**EXERCISE INSTRUCTIONS:** Leaving out all pictures, copy exactly the lines from the one containing "Generate a web" down to the one containing "let height = svgHeight", both of them included.

**GIVEN RECORDS:**
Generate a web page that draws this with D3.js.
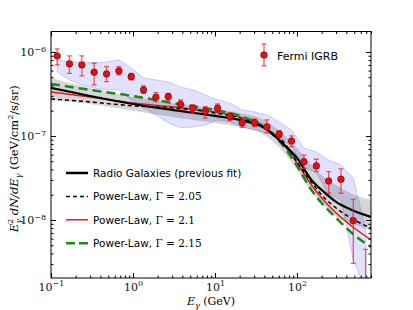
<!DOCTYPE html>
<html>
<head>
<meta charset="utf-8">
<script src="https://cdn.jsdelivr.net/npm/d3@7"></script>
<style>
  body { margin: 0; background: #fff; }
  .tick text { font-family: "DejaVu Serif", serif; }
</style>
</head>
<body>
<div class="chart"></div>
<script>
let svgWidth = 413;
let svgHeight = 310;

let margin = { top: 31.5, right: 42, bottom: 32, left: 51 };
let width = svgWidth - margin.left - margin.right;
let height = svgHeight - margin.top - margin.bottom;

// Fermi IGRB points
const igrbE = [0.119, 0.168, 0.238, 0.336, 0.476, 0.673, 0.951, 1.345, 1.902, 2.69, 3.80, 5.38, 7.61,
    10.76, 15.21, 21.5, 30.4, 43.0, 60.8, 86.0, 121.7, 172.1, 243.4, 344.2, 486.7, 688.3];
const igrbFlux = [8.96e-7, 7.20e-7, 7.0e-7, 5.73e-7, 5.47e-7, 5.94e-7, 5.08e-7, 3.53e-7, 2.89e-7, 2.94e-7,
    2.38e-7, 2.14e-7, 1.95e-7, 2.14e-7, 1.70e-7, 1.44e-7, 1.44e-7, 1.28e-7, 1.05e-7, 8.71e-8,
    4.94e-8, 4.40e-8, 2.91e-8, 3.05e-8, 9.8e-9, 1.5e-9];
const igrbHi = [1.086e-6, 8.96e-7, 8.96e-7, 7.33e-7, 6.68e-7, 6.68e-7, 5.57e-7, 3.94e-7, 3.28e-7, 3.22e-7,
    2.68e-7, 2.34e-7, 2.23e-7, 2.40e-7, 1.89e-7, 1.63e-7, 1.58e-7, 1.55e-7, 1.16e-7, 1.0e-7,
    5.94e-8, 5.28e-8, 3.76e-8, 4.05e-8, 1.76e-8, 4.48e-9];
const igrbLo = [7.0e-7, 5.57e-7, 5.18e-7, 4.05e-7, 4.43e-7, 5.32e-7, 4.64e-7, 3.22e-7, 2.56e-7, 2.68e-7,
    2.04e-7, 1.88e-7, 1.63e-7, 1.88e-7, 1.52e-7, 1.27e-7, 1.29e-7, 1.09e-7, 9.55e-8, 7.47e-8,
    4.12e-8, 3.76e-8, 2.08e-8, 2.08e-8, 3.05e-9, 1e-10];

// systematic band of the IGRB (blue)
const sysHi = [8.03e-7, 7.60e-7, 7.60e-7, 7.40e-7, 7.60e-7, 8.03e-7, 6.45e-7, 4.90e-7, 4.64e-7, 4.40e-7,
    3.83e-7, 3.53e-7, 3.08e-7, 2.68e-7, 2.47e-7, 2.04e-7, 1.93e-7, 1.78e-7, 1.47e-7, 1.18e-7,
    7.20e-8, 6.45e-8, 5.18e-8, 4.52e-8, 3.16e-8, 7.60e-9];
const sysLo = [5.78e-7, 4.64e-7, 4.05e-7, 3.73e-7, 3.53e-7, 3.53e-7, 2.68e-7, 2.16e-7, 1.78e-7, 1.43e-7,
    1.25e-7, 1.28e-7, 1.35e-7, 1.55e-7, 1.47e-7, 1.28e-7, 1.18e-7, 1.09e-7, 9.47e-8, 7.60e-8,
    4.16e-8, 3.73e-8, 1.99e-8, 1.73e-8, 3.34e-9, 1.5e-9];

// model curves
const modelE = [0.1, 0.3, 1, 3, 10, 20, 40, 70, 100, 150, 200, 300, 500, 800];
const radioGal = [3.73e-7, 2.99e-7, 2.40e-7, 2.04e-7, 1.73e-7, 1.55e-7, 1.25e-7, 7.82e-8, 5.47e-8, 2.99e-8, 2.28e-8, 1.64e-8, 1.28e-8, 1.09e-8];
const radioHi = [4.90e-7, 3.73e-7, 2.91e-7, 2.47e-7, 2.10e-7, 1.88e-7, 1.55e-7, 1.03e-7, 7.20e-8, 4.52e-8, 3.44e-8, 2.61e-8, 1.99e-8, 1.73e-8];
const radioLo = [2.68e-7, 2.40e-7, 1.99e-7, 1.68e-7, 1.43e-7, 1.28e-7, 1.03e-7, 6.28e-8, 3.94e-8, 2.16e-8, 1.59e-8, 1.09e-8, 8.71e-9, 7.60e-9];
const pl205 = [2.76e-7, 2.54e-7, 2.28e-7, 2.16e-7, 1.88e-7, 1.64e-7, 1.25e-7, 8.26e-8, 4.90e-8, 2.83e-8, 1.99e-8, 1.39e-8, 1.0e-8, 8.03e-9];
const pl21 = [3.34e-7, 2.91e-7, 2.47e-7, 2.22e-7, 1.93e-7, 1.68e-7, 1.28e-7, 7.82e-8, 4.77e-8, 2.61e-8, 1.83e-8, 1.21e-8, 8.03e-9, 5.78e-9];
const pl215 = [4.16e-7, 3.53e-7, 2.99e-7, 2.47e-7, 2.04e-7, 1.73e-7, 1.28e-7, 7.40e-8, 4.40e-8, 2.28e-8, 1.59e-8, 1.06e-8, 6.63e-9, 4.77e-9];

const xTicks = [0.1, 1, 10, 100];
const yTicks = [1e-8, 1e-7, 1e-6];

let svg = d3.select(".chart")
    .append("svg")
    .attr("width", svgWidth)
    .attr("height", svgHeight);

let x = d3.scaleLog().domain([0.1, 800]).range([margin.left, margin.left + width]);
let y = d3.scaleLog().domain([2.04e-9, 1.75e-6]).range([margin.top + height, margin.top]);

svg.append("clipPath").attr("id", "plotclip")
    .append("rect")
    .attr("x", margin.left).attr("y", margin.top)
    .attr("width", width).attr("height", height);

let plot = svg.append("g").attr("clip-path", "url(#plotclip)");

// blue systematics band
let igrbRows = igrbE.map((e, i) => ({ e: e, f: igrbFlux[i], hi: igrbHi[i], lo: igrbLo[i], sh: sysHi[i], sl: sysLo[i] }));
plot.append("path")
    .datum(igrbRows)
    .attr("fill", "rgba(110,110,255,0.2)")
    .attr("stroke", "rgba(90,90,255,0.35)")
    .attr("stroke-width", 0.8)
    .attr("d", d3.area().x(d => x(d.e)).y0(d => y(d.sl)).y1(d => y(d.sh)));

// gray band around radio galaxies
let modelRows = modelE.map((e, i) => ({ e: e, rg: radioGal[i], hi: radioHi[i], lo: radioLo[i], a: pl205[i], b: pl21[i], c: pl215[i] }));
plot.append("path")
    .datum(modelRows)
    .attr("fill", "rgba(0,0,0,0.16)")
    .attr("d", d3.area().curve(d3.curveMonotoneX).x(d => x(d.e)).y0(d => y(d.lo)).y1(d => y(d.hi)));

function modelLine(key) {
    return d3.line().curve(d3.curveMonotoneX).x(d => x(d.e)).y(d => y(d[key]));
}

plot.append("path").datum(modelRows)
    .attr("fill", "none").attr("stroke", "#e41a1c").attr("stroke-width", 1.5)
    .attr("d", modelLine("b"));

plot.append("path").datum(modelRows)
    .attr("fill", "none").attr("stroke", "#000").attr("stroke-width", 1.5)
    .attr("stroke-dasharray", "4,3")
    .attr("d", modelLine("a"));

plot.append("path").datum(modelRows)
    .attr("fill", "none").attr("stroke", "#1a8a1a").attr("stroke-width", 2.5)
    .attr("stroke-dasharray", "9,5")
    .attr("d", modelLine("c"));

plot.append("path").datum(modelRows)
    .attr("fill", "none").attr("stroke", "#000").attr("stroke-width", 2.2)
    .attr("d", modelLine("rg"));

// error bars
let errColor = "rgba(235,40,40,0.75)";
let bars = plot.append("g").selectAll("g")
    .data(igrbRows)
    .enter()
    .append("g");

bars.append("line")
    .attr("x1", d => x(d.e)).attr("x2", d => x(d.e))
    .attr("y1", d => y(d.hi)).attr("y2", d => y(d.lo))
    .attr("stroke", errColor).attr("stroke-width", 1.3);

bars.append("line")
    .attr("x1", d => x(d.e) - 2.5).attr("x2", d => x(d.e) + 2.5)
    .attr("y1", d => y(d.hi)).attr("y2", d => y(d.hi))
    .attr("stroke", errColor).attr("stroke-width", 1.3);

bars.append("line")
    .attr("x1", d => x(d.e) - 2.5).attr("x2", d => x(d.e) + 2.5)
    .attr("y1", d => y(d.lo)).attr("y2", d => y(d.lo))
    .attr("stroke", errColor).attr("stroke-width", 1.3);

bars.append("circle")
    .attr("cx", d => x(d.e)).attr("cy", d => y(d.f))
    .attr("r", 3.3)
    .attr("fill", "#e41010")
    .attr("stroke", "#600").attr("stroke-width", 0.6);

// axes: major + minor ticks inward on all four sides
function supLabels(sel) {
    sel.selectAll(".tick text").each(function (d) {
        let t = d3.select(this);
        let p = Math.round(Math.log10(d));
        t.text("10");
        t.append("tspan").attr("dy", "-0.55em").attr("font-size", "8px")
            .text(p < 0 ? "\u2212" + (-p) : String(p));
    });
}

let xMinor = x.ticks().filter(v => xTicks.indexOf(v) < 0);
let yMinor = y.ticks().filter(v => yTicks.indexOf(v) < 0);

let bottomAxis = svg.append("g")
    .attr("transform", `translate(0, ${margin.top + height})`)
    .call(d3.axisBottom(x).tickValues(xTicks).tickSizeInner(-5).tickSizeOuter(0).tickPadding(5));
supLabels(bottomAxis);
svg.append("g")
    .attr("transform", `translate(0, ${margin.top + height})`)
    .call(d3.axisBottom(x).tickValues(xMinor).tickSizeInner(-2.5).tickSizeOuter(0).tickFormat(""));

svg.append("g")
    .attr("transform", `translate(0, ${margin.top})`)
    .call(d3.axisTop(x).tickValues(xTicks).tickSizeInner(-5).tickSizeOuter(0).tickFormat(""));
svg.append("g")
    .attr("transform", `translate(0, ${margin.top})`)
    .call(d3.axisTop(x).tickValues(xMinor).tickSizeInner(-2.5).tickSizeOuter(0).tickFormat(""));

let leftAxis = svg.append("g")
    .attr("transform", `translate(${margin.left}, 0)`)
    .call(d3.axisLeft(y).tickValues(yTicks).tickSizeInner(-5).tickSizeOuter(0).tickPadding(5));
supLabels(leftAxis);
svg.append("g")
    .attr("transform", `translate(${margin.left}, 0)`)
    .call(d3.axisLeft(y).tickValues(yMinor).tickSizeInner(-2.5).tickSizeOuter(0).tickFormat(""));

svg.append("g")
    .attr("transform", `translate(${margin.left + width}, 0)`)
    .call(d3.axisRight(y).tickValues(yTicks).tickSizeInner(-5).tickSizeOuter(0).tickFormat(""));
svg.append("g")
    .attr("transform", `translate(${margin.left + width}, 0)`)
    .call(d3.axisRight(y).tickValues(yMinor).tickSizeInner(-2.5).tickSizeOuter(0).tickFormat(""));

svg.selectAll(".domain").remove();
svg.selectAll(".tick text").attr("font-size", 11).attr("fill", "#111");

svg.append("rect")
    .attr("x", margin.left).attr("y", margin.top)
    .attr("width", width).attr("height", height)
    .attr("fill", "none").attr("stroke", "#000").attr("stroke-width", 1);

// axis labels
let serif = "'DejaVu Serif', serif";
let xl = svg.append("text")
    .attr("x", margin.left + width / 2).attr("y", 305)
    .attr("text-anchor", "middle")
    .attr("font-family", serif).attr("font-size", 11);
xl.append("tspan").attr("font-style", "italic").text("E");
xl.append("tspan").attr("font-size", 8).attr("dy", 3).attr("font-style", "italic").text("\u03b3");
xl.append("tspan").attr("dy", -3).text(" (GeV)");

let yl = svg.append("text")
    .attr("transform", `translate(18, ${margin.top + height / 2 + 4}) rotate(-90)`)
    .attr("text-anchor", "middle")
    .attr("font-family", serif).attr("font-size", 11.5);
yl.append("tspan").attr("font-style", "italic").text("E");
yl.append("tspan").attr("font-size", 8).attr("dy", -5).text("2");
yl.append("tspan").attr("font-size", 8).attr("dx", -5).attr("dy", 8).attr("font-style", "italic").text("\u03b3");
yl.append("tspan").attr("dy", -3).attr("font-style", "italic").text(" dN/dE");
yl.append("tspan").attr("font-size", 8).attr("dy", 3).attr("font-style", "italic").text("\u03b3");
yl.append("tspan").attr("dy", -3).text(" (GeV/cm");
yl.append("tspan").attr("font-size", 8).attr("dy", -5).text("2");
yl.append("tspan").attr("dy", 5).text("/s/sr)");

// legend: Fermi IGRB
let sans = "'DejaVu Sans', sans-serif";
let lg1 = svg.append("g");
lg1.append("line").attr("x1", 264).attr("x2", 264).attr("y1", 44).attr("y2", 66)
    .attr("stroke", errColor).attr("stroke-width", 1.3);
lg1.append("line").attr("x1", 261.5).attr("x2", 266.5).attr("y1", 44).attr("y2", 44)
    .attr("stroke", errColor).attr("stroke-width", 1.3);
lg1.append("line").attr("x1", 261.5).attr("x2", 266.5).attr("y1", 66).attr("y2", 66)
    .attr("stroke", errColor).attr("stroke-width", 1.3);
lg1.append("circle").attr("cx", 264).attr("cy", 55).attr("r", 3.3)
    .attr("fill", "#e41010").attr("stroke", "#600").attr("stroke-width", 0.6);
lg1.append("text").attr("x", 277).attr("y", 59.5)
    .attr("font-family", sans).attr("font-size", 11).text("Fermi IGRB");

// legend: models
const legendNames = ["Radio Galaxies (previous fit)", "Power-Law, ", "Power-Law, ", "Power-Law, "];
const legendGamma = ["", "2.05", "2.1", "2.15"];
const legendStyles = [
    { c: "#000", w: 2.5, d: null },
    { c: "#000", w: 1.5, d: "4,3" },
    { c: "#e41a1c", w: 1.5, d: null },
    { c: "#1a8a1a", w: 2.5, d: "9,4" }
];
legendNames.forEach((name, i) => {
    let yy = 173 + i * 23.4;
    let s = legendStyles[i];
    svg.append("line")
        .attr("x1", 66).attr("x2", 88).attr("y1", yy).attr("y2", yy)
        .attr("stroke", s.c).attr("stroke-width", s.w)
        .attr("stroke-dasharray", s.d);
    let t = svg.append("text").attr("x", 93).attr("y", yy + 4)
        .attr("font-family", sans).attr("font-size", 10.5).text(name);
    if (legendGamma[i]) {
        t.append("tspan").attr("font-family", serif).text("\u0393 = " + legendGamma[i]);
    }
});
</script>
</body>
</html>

* * *

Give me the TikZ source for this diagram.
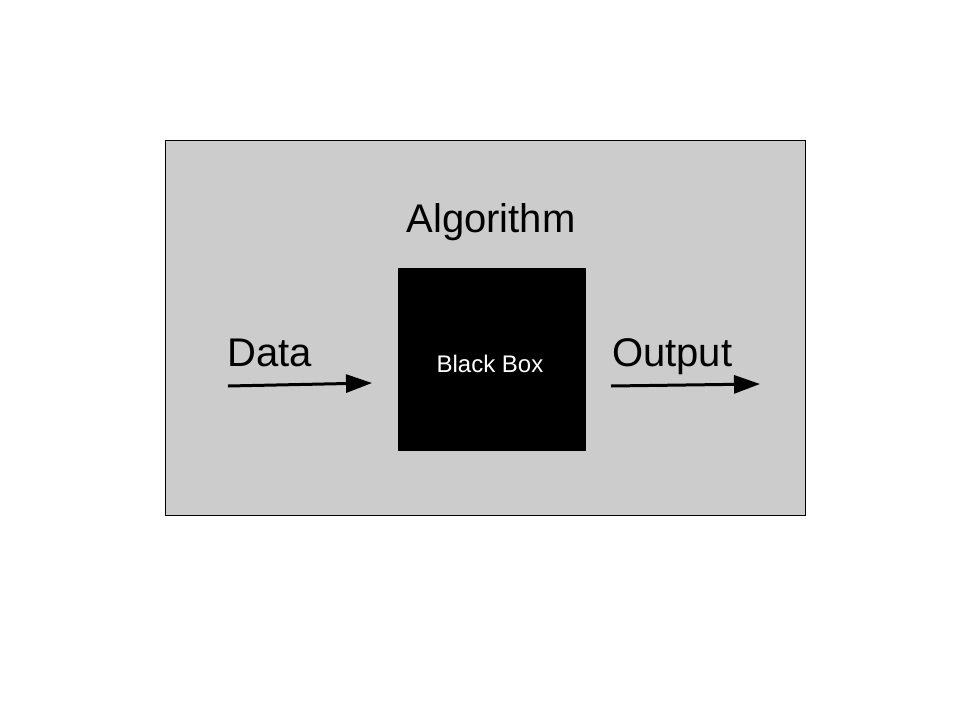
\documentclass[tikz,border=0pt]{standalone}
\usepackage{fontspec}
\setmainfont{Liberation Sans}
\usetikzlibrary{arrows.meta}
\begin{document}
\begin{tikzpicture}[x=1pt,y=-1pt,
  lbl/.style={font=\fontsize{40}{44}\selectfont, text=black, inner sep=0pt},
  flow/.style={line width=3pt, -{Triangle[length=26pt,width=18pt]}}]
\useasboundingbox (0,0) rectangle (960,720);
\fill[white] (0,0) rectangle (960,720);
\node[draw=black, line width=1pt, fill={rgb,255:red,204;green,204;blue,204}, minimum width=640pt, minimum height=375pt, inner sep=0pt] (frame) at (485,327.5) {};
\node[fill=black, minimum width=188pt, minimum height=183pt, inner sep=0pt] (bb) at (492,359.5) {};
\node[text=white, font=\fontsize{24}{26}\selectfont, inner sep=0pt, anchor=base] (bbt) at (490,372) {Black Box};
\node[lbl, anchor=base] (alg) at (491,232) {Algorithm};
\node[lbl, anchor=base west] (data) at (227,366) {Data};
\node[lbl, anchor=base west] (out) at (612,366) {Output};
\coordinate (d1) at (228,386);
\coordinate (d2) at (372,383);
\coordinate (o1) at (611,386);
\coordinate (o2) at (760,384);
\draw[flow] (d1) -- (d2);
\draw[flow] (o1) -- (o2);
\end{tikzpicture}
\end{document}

**SOLUTION TO THIS TASK:**
Generate a web page that draws this with D3.js.
<!DOCTYPE html>
<html>
<head>
<meta charset="utf-8">
<script src="https://cdn.jsdelivr.net/npm/d3@7"></script>
<style>
  body { margin: 0; background: #fff; }
  .tick text { font-family: "DejaVu Serif", serif; }
</style>
</head>
<body>
<div class="chart"></div>
<script>
let svgWidth = 413;
let svgHeight = 310;

let margin = { top: 31.5, right: 42, bottom: 32, left: 51 };
let width = svgWidth - margin.left - margin.right;
let height = svgHeight - margin.top - margin.bottom;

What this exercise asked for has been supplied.